Las Vegas Sun

April 28, 2024

Trial probing old mob ties to Tropicana winding down

A federal court jury could begin deliberations today in a trial that recalls an era two decades ago when the mob wielded hidden influence on the Las Vegas Strip.

But one of the four defendants already is out of the case, having had charges against him tossed out by Senior U.S. District Judge Justin Quackenbush of Seattle because of a lack of evidence.

The trial stemmed from allegations the defendants conspired or participated in diverting millions to mob figures from a $34 million judgment over the sale of the Tropicana hotel-casino.

Former Tropicana landlords Fred and Ed Doumani, who won the $34 million in 1989, a decade after they sold the resort, are still in the case as is their one-time tax attorney John Jagiela.

But Quackenbush last week dismissed charges of conspiracy, bankruptcy fraud and making false statements against Nicholas Tanno, a Las Vegas businessman alleged by federal authorities to have mob ties.

Tanno's attorney Frank Cremen had filed a motion at the end of the prosecution's case challenging whether there was enough evidence to lead a reasonable jury to a guilty verdict.

Quackenbush ruled there was not.

Cremen said the allegedly false statement at an earlier court hearing was that he only received a certain amount of money from Hotel Conquistador Inc., which owned the Tropicana.

Prosecutors alleged that Tanno had not revealed additional monies he received from one-time Tropicana landlord Deil Gustafson.

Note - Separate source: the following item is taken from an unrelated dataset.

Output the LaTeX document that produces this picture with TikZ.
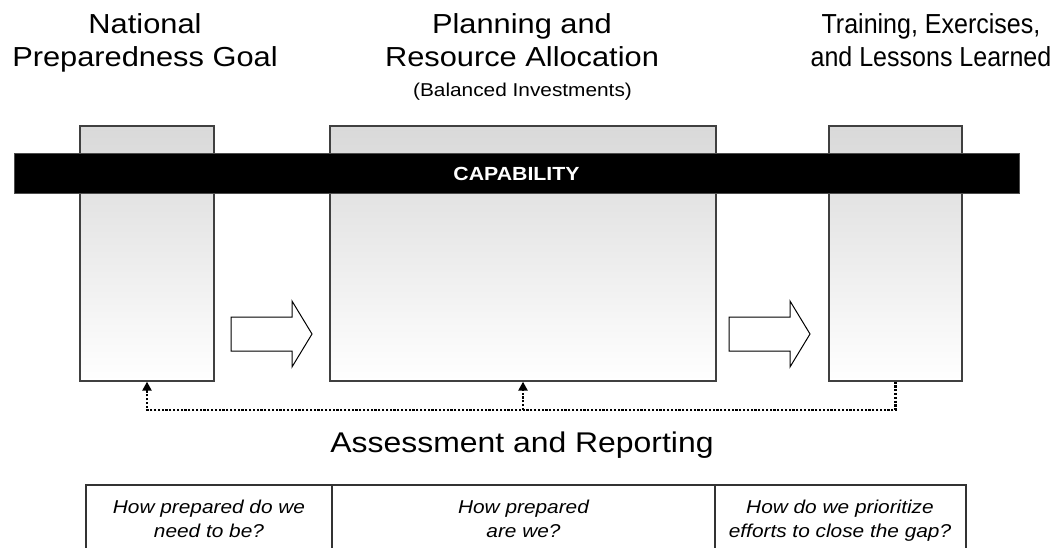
\documentclass[tikz,border=0pt]{standalone}
\usepackage{fontspec}
\setmainfont{Liberation Sans}[FakeStretch=1.12]
\newfontfamily\slimfont{Liberation Sans}[FakeStretch=0.91]
\usetikzlibrary{
	arrows.meta,
	positioning,
	calc
}

\begin{document}
\begin{tikzpicture}[x=1pt,y=-1pt,
 stagebox/.style = {draw=black!75,line width=1.3pt,top color=black!15,bottom color=white,minimum height=255pt,inner sep=0pt},
 bar/.style = {draw=black!70,fill=black,line width=0.6pt},
 heading/.style = {align=center,font=\fontsize{27.5}{33}\selectfont,inner sep=0pt,anchor=base},
 note/.style = {align=center,font=\fontsize{18.6}{24}\selectfont,inner sep=0pt,anchor=base},
 question/.style = {align=center,font=\fontsize{18.6}{24}\selectfont\itshape,inner sep=0pt,anchor=base},
 blockarrow/.style = {draw=black,line width=1pt,fill=white,line join=miter},
 feedback/.style = {line width=2.6pt,dash pattern=on 2.2pt off 1.6pt,-{Triangle[length=9pt,width=9pt]}},
 grid/.style = {draw=black!80,line width=1.3pt}
]
\useasboundingbox (0,0) rectangle (1052,548);

% headings
\node[heading] (t1) at (145,67) {National\\Preparedness Goal};
\node[heading] (t2) at (522,67) {Planning and\\Resource Allocation};
\node[note] (t2b) at (522.5,97) {(Balanced Investments)};
\node[heading,font=\fontsize{27.5}{33}\selectfont\slimfont] (t3) at (931,67) {Training, Exercises,\\and Lessons Learned};

% stages
\node[stagebox,minimum width=134pt] (goal)  at (147,253.5) {};
\node[stagebox,minimum width=386pt] (plan)  at (523,253.5) {};
\node[stagebox,minimum width=133pt] (train) at (895.5,253.5) {};

% capability bar
\draw[bar] (14,153) rectangle (1019,193);
\node[font=\fontsize{19}{22}\selectfont\bfseries,text=white,inner sep=0pt,anchor=base] (cap) at (516.5,181) {CAPABILITY};

% block arrows
\foreach \x in {231,729}
  \draw[blockarrow] (\x,317) -- ++(61,0) -- ++(0,-16) -- ++(20,33) -- ++(-20,33) -- ++(0,-16) -- ++(-61,0) -- cycle;

% assessment loop
\coordinate (loop) at (0,410);
\draw[feedback] (train.south) -- (train.south |- loop) -- (goal.south |- loop) -- (goal.south);
\draw[feedback] (plan.south |- loop) -- (plan.south);
\node[heading,font=\fontsize{28.5}{33}\selectfont] (assess) at (522,452) {Assessment and Reporting};

% questions
\draw[grid] (86,548) |- (966,485) -- (966,548);
\draw[grid] (332,485) -- (332,548);
\draw[grid] (715,485) -- (715,548);
\node[question] (q1) at (209,537) {How prepared do we\\need to be?};
\node[question] (q2) at (523.5,537) {How prepared\\are we?};
\node[question] (q3) at (840,537) {How do we prioritize\\efforts to close the gap?};
\end{tikzpicture}
\end{document}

But Cremen said Tanno had never been asked at the earlier hearing about other monies and, therefore, hadn't lied.

The government contends that most of the money from the breach-of-contract judgment won by the Doumanis was supposed to go to their bankrupt company, Hotel Conquistador. But millions allegedly wound up in the hands of Midwest mobsters and their associates.

The case is one of the remaining links at the federal courthouse to an era of mob influence within the casino industry.

Before the Doumanis sold the Tropicana, the resort was the target of a massive Justice Department investigation into alleged casino skimming by the Kansas City mob. Several Mafia bosses were convicted and sent to jail in the probe. The Doumanis, however, never were charged until the current case.

Before the trial, Quackenbush also dismissed charges against Harold Gewerter, the former Doumani lawyer who obtained a $5.1 million fee for winning the court judgment.

Gewerter contended the government had reneged on a deal to give him immunity from prosecution in return for his cooperation in the probe and Quackenbush agreed.

Gewerter's attorney Richard Wright had argued that federal agents backed out of the deal when Gustafson agreed to become a witness for the prosecution.